3 Ways to Turn Transactional Grantmaking into Transformational Grantmaking

While serving each unique client, Benevolent Vision asks – How can we support a transition from transactional relationships to mutually beneficial, long-lasting, transformational relationships?

Relationships between foundations and grantees should be more meaningful than a check in the mail. Here are the top 3 ways we have identified to take grantmaking relationships from transactional to transformative:

1. Have More Fun

Grantmakers should be qualified and equipped to procure creative, outside-the-box solutions and to ensure that great nonprofits benefit from great funding.

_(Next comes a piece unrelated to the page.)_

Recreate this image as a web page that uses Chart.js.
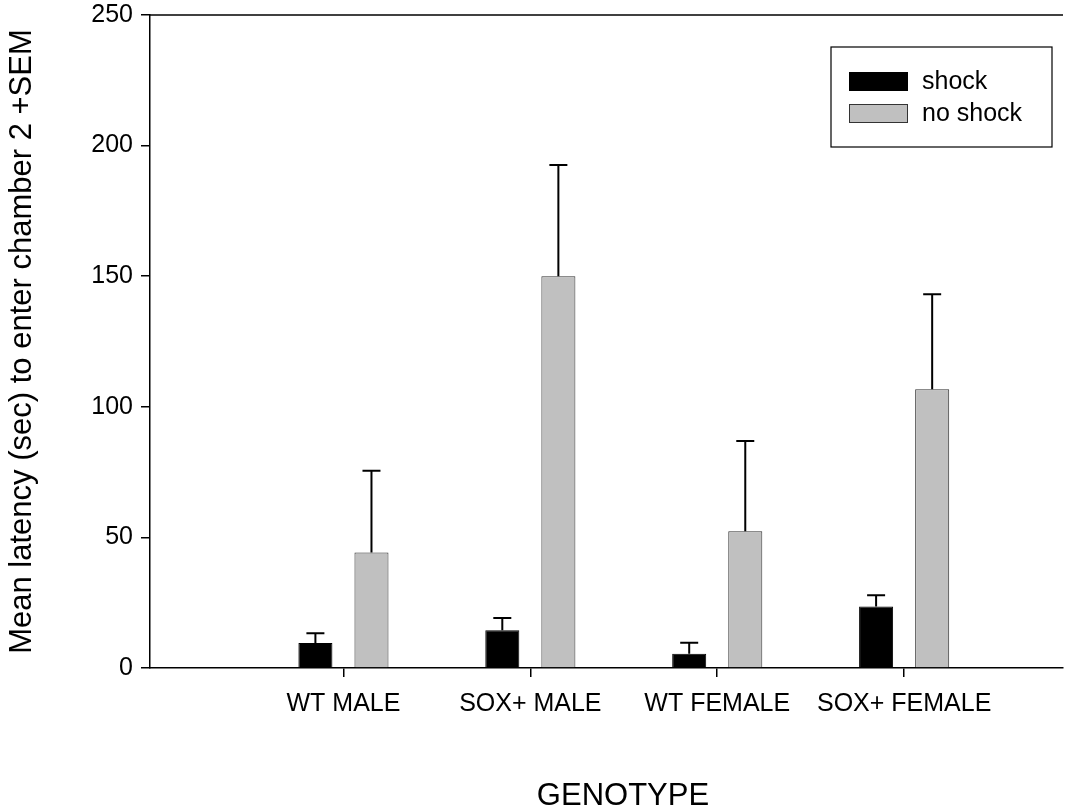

That could mean shifting interview language away from dry questions (i.e., What program would this money be allocated to?) to more playful language (i.e., What would you do with $100k and why?). By getting to know grantees’ dreams for the future and unique organizational needs, creative solutions can be found to maximize every dollar.

Recently while interviewing potential grantees for our client L.L. Foundation for Youth, we encountered a grantee which served our client’s target demographic with excellence but didn’t quite fit the mold structurally for the specific one-time grant we were offering. We got creative – a trait L.L. Foundation for Youth emulates in every aspect of their grantmaking process. We split up the grant and offered it to them over the course of 3 years while they simultaneously raised separate funds for endowment. Everyone won!

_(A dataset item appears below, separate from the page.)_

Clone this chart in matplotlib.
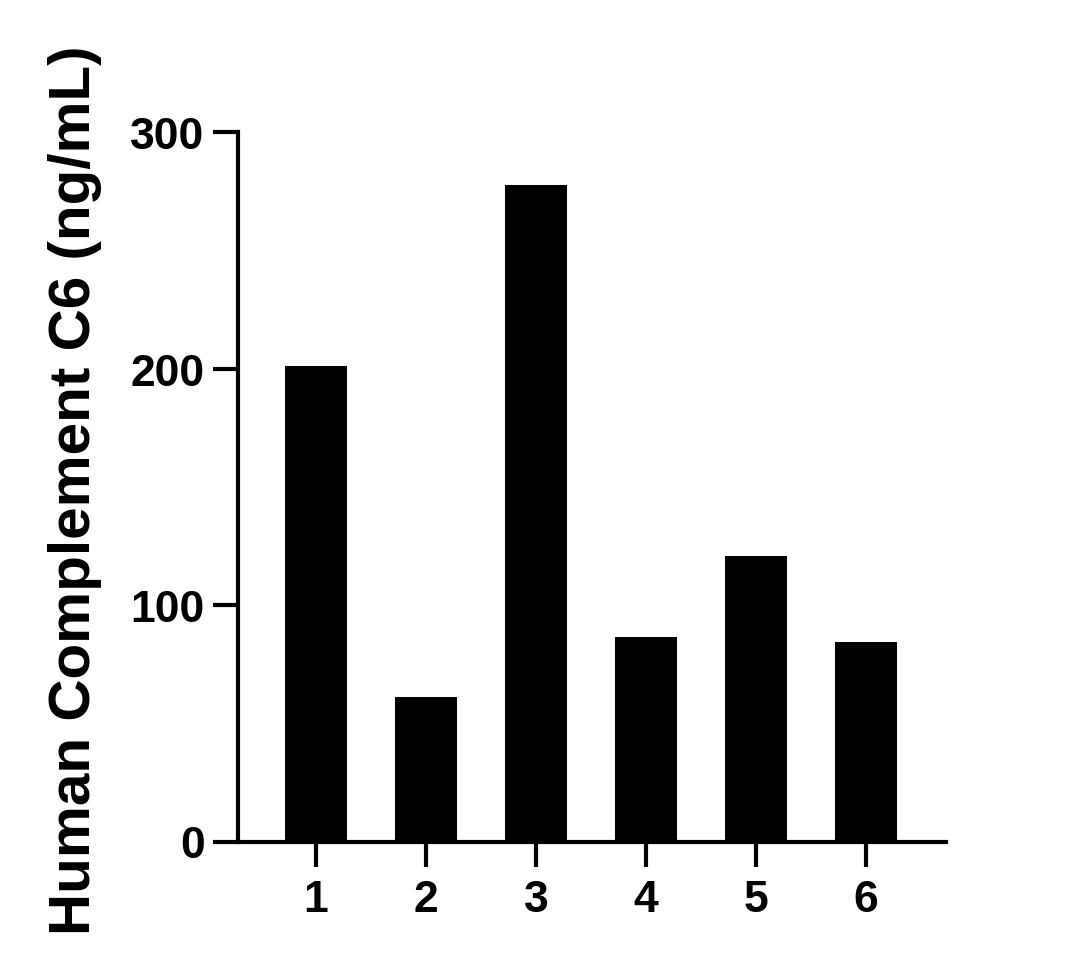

L.L. Foundation for Youth is breaking the mold with its flexible, responsive, and collaborative philanthropy. They enter communities and become real partners, streamline processes to respect grantees’ time, and display immense willingness to ensure the needs of their grantees are met. Most importantly – they make grantmaking fun!

Start flexing those creativity muscles – and have more fun in the process!

2. Show Up Where it Counts

Our client Helen and Jose Colton Foundation (HJCF) has an effective, albeit unusual practice that transforms relationships with their grantees into long-lasting and meaningful partnerships.

HJCF grantmakers frequently conduct field visits to prescreened potential grantees and, if impressed, accept applications and commit to grants on-site. In doing so, they are able to remain nimble. HJCF has perfected the art of allowing their grantees to tell them what they need, simply by showing up.

While not every foundation has the bandwidth to conduct field visits in person, we can learn from HJCF to keep it simple and exert energy where it matters most: in getting to know and establishing real relationships with our charitable partners.

Show up where it counts!

3. Be Charitable in Your Grantmaking Process (Pun Intended)

An extra inch of attentiveness from a foundation partner will often go an extra mile for the target demographics being served.

Sometimes during interviews of potential grantees, our grant program officers realize that nonprofits are leaving major funding on the table by not understanding the full breadth of qualifying demographics or programs. For example, a potential grantee doing fantastic work insisted recently that their organization would not qualify for our client’s grant, only to be painstakingly convinced otherwise. Our persistence transformed their skepticism into gratitude.

While this phenomenon may seem counterintuitive (please, take our money!), it happens frequently – and the real loss is absorbed by the demographic their nonprofit is serving.

Give an extra inch when interviewing potential grantees to ensure they aren’t leaving money on the table. Be charitable!

Grantmaking should be a creative, engaging, and charitable process. It should be fun, simplified, and personal.